Senator Rand Paul (R-KY) has gathered significant bipartisan support for the Federal Reserve Transparency Act of 2015, his proposal for more audits of the Fed. I’ve been trying to understand why any sensible person would think this is a good idea.
Jim Guest says the bill would serve Americans’ “right to know where their tax dollars are going.” Perhaps he meant to say Americans’ right to know where the Treasury’s revenues are coming from rather than where tax dollars are going. The Federal Reserve’s net contributions to the U.S. Treasury have averaged +$83 billion per year since 2009. Last year’s federal deficit would have been almost $100 billion bigger if it had not been for the net positive revenue contributions from the Fed.

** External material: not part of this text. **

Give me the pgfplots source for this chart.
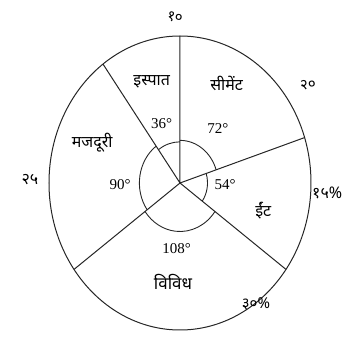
\documentclass[border=0pt]{standalone}
\usepackage{fontspec}
\setmainfont{Liberation Serif}
\newfontfamily\hindi[Script=Devanagari]{Noto Sans}
\usepackage{pgfplots}
\pgfplotsset{compat=1.18}
\usepackage{pgfplotstable}

% spoke ends: boundary angles of the sectors (deg), r=1 on the rim
% इस्पात 36, सीमेंट 72, ईंट 54, विविध 108, मजदूरी 90
\pgfplotstableread{
a r
90 1
90 0
18 1
18 0
-36 1
-36 0
-144 1
-144 0
126 1
}\spokes

\def\ux{131}
\def\uy{147}
% elliptical arc round the centre between two angles (expanded now, drawn later by the axis)
\newcommand{\angarc}[3]{%
  \pgfmathsetmacro{\arx}{#1*\ux}%
  \pgfmathsetmacro{\ary}{#1*\uy}%
  \pgfmathsetmacro{\asx}{\arx*cos(#2)}%
  \pgfmathsetmacro{\asy}{\ary*sin(#2)}%
  \edef\tmp{\noexpand\draw[line width=0.9pt, black!85] (axis cs:0,0) ++(\asx pt,\asy pt)
    arc [start angle=#2, end angle=#3, x radius=\arx pt, y radius=\ary pt];}%
  \tmp}

\begin{document}
\begin{tikzpicture}
  \begin{axis}[
    width=362pt, height=354pt, scale only axis,
    xmin=-1.3740, xmax=1.3893,
    ymin=-1.1633, ymax=1.2449,
    hide axis, clip=false,
    ]
    \draw[line width=1pt, black!85] (axis cs:0,0) ellipse [x radius=131pt, y radius=147pt];
    \addplot[line width=1pt, black!85, mark=none]
      table[x expr={\thisrow{r}*cos(\thisrow{a})}, y expr={\thisrow{r}*sin(\thisrow{a})}] {\spokes};

    \angarc{0.28}{126}{90}
    \angarc{0.29}{90}{18}
    \angarc{0.21}{18}{-36}
    \angarc{0.33}{-36}{-144}
    \angarc{0.31}{-144}{-234}

    % sector names
    \node[font=\hindi\fontsize{16}{18}\selectfont] at (axis cs:-0.216,0.689) {इस्पात};
    \node[font=\hindi\fontsize{16}{18}\selectfont] at (axis cs:0.356,0.678) {सीमेंट};
    \node[font=\hindi\fontsize{16}{18}\selectfont] at (axis cs:-0.67,0.272) {मजदूरी};
    \node[font=\hindi\fontsize{16}{18}\selectfont] at (axis cs:0.636,-0.19) {ईंट};
    \node[font=\hindi\fontsize{17}{19}\selectfont] at (axis cs:-0.053,-0.673) {विविध};

    % angles
    \node[font=\fontsize{15}{17}\selectfont] at (axis cs:-0.14,0.406) {36°};
    \node[font=\fontsize{15}{17}\selectfont] at (axis cs:0.29,0.374) {72°};
    \node[font=\fontsize{15}{17}\selectfont] at (axis cs:-0.458,-0.014) {90°};
    \node[font=\fontsize{15}{17}\selectfont] at (axis cs:0.344,-0.014) {54°};
    \node[font=\fontsize{15}{17}\selectfont] at (axis cs:-0.025,-0.444) {108°};

    % handwritten shares
    \node[font=\hindi\fontsize{15}{17}\selectfont, rotate=-10] at (axis cs:-0.038,1.13) {१०};
    \node[font=\hindi\fontsize{15}{17}\selectfont, rotate=10] at (axis cs:0.977,0.667) {२०};
    \node[font=\hindi\fontsize{16}{18}\selectfont] at (axis cs:-1.145,0.02) {२५};
    \node[font=\hindi\bfseries\fontsize{16}{18}\selectfont, anchor=west, inner sep=1pt] at (axis cs:1.0,-0.068) {१५\%};
    \node[font=\hindi\fontsize{15}{17}\selectfont, inner sep=0pt] at (axis cs:0.58,-0.82) {३०\%};
  \end{axis}
  \pgfresetboundingbox
  \useasboundingbox (current axis.south west) rectangle (current axis.north east);
\end{tikzpicture}
\end{document}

John Tate thinks the bill would help address “the silent, destructive tax of monetary inflation.” But inflation as measured by the consumer price index has averaged under 1.8% over the last decade. That’s the lowest it’s been since the 1960s.
Of course, many of the same people who favor Senator Paul’s bill distrust government-collected inflation data like the CPI. So suppose you look at the private Billion Prices Project, which mechanically collects a huge number of prices each day off the internet. According to BPP, inflation over the last year has been if anything lower than the official numbers.
Others may take the view that more transparency in and of itself is a good thing. But the Fed is already audited; you can read the audit yourself here. You can examine the Fed’s assets directly down to the level of CUSIP, if you like. Here at Econbrowser we’ve been reporting detailed graphs of the Fed’s assets and liabilities for years using publicly available sources like the weekly H41 statistical release. Cecchetti and Schoenholtz note this conclusion from Richard Fisher, president of the Federal Reserve Bank of Dallas and one of the FOMC’s outspoken critics of quantitative easing:
We are– I’ll be blunt– audited out the wazoo. Every Federal Reserve Bank has a private auditor. We have our auditor of the system. We have our own inspector general. We are audited. What he’s talking about is politicizing monetary policy.
The Wall Street Journal’s David Wessel elaborates:
In 2009, Congress changed the law to allow GAO audits of loans made by the Fed to a single company, such as Bear Stearns or Citigroup, but only when the Fed invoked Section 13(3) of the Federal Reserve Act. (That’s the provision that allows the Fed to lend to almost anybody under circumstances it deems “unusual and exigent.”) The Dodd-Frank law of 2010 further widened the GAO’s authority, allowing it to review the Fed’s internal controls, policies on collateral, use of contractors and other activities—but the GAO is still blocked from reviewing or evaluating the Fed’s monetary-policy decisions.
The Audit the Fed bill would change the law again, and allow the GAO to examine and criticize all monetary policy decisions without restriction.
If we did want to see a lot more inflation for the U.S., Paul’s bill would be the way to get it. The main effect of the bill would be to give Congress an additional tool to exert operational control over monetary policy. The political pressures will be very strong not to raise interest rates when the time does come to start to worry again about inflation. And when the Fed does get to raising rates, it will mean extra costs for the Treasury in paying interest on the federal debt– Congress isn’t going to like that. The primary effect of the legislation would be to give Congress one more stick with which to try to beat up on the Fed when the Fed next does need to take steps to keep inflation from rising.
In fact there’s a pretty dependable historical correlation– the more political control over monetary policy that a country gives to the legislature and the administration, the higher the inflation rate the country is likely to get.
Senator Paul’s bill is unambiguously a bad idea.